* **Written instruction**
Every line of the material is to be quoted verbatim, minus the pictures.
◆ ◆ ◆ ◆
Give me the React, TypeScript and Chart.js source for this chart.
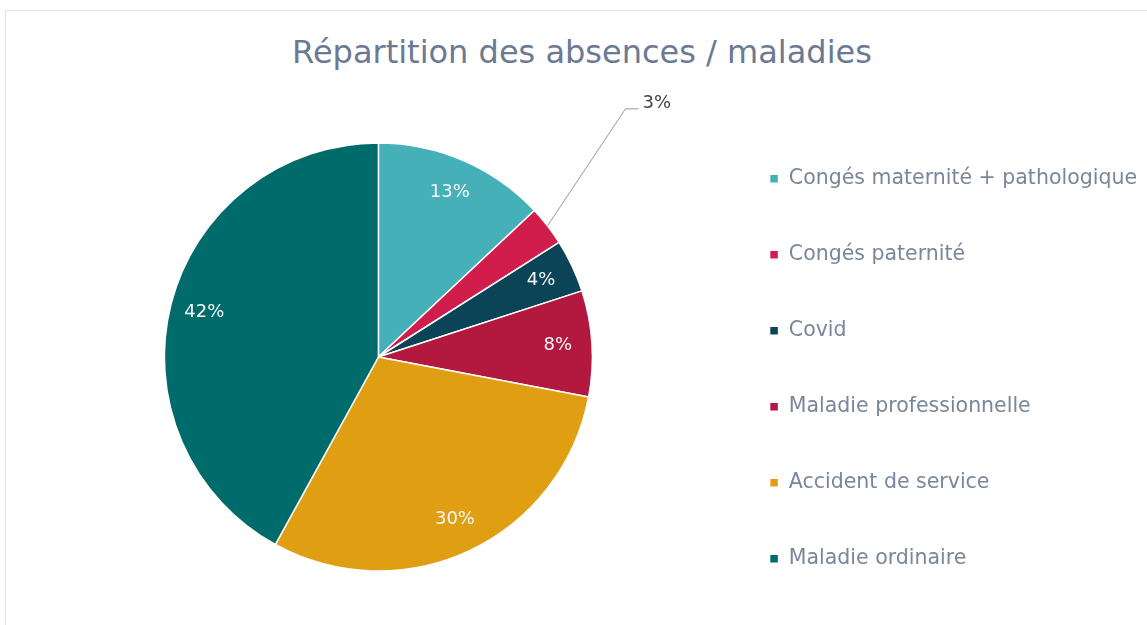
import { useEffect, useRef } from 'react';
import { Chart, registerables } from 'chart.js';

Chart.register(...registerables);

const chartTitle = 'Répartition des absences / maladies';
const categories = [
  'Congés maternité + pathologique',
  'Congés paternité',
  'Covid',
  'Maladie professionnelle',
  'Accident de service',
  'Maladie ordinaire',
];
const shares = [13, 3, 4, 8, 30, 42];
const sliceColors = ['#45B0B7', '#D01D4C', '#0B4357', '#B3183F', '#E09F12', '#006B6B'];

const FONT = '"DejaVu Sans", sans-serif';

const sliceLabels = {
  id: 'sliceLabels',
  afterDatasetsDraw(chart: any) {
    const ctx = chart.ctx;
    const meta = chart.getDatasetMeta(0);
    const values = chart.data.datasets[0].data as number[];
    ctx.save();
    meta.data.forEach((arc: any, i: number) => {
      const { x, y, startAngle, endAngle, outerRadius } = arc.getProps(
        ['x', 'y', 'startAngle', 'endAngle', 'outerRadius'],
        true
      );
      const mid = (startAngle + endAngle) / 2;
      const text = values[i] + '%';
      if (values[i] < 3.5) {
        const ax = x + Math.cos(mid) * outerRadius;
        const ay = y + Math.sin(mid) * outerRadius;
        const ex = ax + 78;
        const ey = ay - 117;
        ctx.strokeStyle = '#8d97aa';
        ctx.lineWidth = 1;
        ctx.beginPath();
        ctx.moveTo(ax, ay);
        ctx.lineTo(ex, ey);
        ctx.lineTo(ex + 13, ey);
        ctx.stroke();
        ctx.fillStyle = '#444444';
        ctx.font = `18px ${FONT}`;
        ctx.textAlign = 'left';
        ctx.textBaseline = 'middle';
        ctx.fillText(text, ex + 17, ey - 6);
      } else {
        const r = outerRadius * 0.84;
        ctx.fillStyle = '#f4f8f8';
        ctx.font = `18px ${FONT}`;
        ctx.textAlign = 'center';
        ctx.textBaseline = 'middle';
        ctx.fillText(text, x + Math.cos(mid) * r, y + Math.sin(mid) * r);
      }
    });
    ctx.restore();
  },
};

export default function App() {
  const canvasRef = useRef<HTMLCanvasElement | null>(null);

  useEffect(() => {
    if (!canvasRef.current) return;
    const chart = new Chart(canvasRef.current, {
      type: 'pie',
      data: {
        labels: categories,
        datasets: [
          {
            data: shares,
            backgroundColor: sliceColors,
            borderColor: '#ffffff',
            borderWidth: 1.5,
          },
        ],
      },
      options: {
        animation: false,
        responsive: true,
        maintainAspectRatio: false,
        radius: 214,
        layout: { padding: { left: 42.75, right: 0, top: 80, bottom: 0 } },
        plugins: {
          title: { display: false },
          legend: {
            position: 'right',
            align: 'start',
            title: {
              display: true,
              text: ' ',
              font: { size: 10, lineHeight: 3.3 },
              padding: 0,
            },
            labels: {
              color: '#7a869b',
              font: { family: FONT, size: 20.5 },
              boxWidth: 9,
              boxHeight: 9,
              padding: 55.5,
            },
          },
          tooltip: { enabled: false },
        },
      },
      plugins: [sliceLabels],
    });
    return () => chart.destroy();
  }, []);

  return (
    <div style={{ position: 'fixed', inset: 0, overflow: 'hidden', background: '#ffffff' }}>
      <div
        style={{
          position: 'absolute',
          left: 5,
          top: 10,
          width: 3000,
          height: 3000,
          border: '1px solid #e2e5eb',
        }}
      />
      <div
        style={{
          position: 'absolute',
          left: 0,
          top: 32,
          width: 1164,
          textAlign: 'center',
          fontFamily: FONT,
          fontSize: 32,
          lineHeight: '40px',
          color: '#6b7a92',
          whiteSpace: 'nowrap',
        }}
      >
        {chartTitle}
      </div>
      <div style={{ position: 'absolute', left: 0, top: 0, width: 1147, height: 634 }}>
        <canvas ref={canvasRef} />
      </div>
    </div>
  );
}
◆ ◆ ◆ ◆
* **Worked solution**
Give me the React, TypeScript and Chart.js source for this chart.
import { useEffect, useRef } from 'react';
import { Chart, registerables } from 'chart.js';

Chart.register(...registerables);

const chartTitle = 'Répartition des absences / maladies';
const categories = [
  'Congés maternité + pathologique',
  'Congés paternité',
  'Covid',
  'Maladie professionnelle',
  'Accident de service',
  'Maladie ordinaire',
];
const shares = [13, 3, 4, 8, 30, 42];
const sliceColors = ['#45B0B7', '#D01D4C', '#0B4357', '#B3183F', '#E09F12', '#006B6B'];

const FONT = '"DejaVu Sans", sans-serif';

const sliceLabels = {
  id: 'sliceLabels',
  afterDatasetsDraw(chart: any) {
    const ctx = chart.ctx;
    const meta = chart.getDatasetMeta(0);
    const values = chart.data.datasets[0].data as number[];
    ctx.save();
    meta.data.forEach((arc: any, i: number) => {
      const { x, y, startAngle, endAngle, outerRadius } = arc.getProps(
        ['x', 'y', 'startAngle', 'endAngle', 'outerRadius'],
        true
      );
      const mid = (startAngle + endAngle) / 2;
      const text = values[i] + '%';
      if (values[i] < 3.5) {
        const ax = x + Math.cos(mid) * outerRadius;
        const ay = y + Math.sin(mid) * outerRadius;
        const ex = ax + 78;
        const ey = ay - 117;
        ctx.strokeStyle = '#8d97aa';
        ctx.lineWidth = 1;
        ctx.beginPath();
        ctx.moveTo(ax, ay);
        ctx.lineTo(ex, ey);
        ctx.lineTo(ex + 13, ey);
        ctx.stroke();
        ctx.fillStyle = '#444444';
        ctx.font = `18px ${FONT}`;
        ctx.textAlign = 'left';
        ctx.textBaseline = 'middle';
        ctx.fillText(text, ex + 17, ey - 6);
      } else {
        const r = outerRadius * 0.84;
        ctx.fillStyle = '#f4f8f8';
        ctx.font = `18px ${FONT}`;
        ctx.textAlign = 'center';
        ctx.textBaseline = 'middle';
        ctx.fillText(text, x + Math.cos(mid) * r, y + Math.sin(mid) * r);
      }
    });
    ctx.restore();
  },
};

export default function App() {
  const canvasRef = useRef<HTMLCanvasElement | null>(null);

  useEffect(() => {
    if (!canvasRef.current) return;
    const chart = new Chart(canvasRef.current, {
      type: 'pie',
      data: {
        labels: categories,
        datasets: [
          {
            data: shares,
            backgroundColor: sliceColors,
            borderColor: '#ffffff',
            borderWidth: 1.5,
          },
        ],
      },
      options: {
        animation: false,
        responsive: true,
        maintainAspectRatio: false,
        radius: 214,
        layout: { padding: { left: 42.75, right: 0, top: 80, bottom: 0 } },
        plugins: {
          title: { display: false },
          legend: {
            position: 'right',
            align: 'start',
            title: {
              display: true,
              text: ' ',
              font: { size: 10, lineHeight: 3.3 },
              padding: 0,
            },
            labels: {
              color: '#7a869b',
              font: { family: FONT, size: 20.5 },
              boxWidth: 9,
              boxHeight: 9,
              padding: 55.5,
            },
          },
          tooltip: { enabled: false },
        },
      },
      plugins: [sliceLabels],
    });
    return () => chart.destroy();
  }, []);

  return (
    <div style={{ position: 'fixed', inset: 0, overflow: 'hidden', background: '#ffffff' }}>
      <div
        style={{
          position: 'absolute',
          left: 5,
          top: 10,
          width: 3000,
          height: 3000,
          border: '1px solid #e2e5eb',
        }}
      />
      <div
        style={{
          position: 'absolute',
          left: 0,
          top: 32,
          width: 1164,
          textAlign: 'center',
          fontFamily: FONT,
          fontSize: 32,
          lineHeight: '40px',
          color: '#6b7a92',
          whiteSpace: 'nowrap',
        }}
      >
        {chartTitle}
      </div>
      <div style={{ position: 'absolute', left: 0, top: 0, width: 1147, height: 634 }}>
        <canvas ref={canvasRef} />
      </div>
    </div>
  );
}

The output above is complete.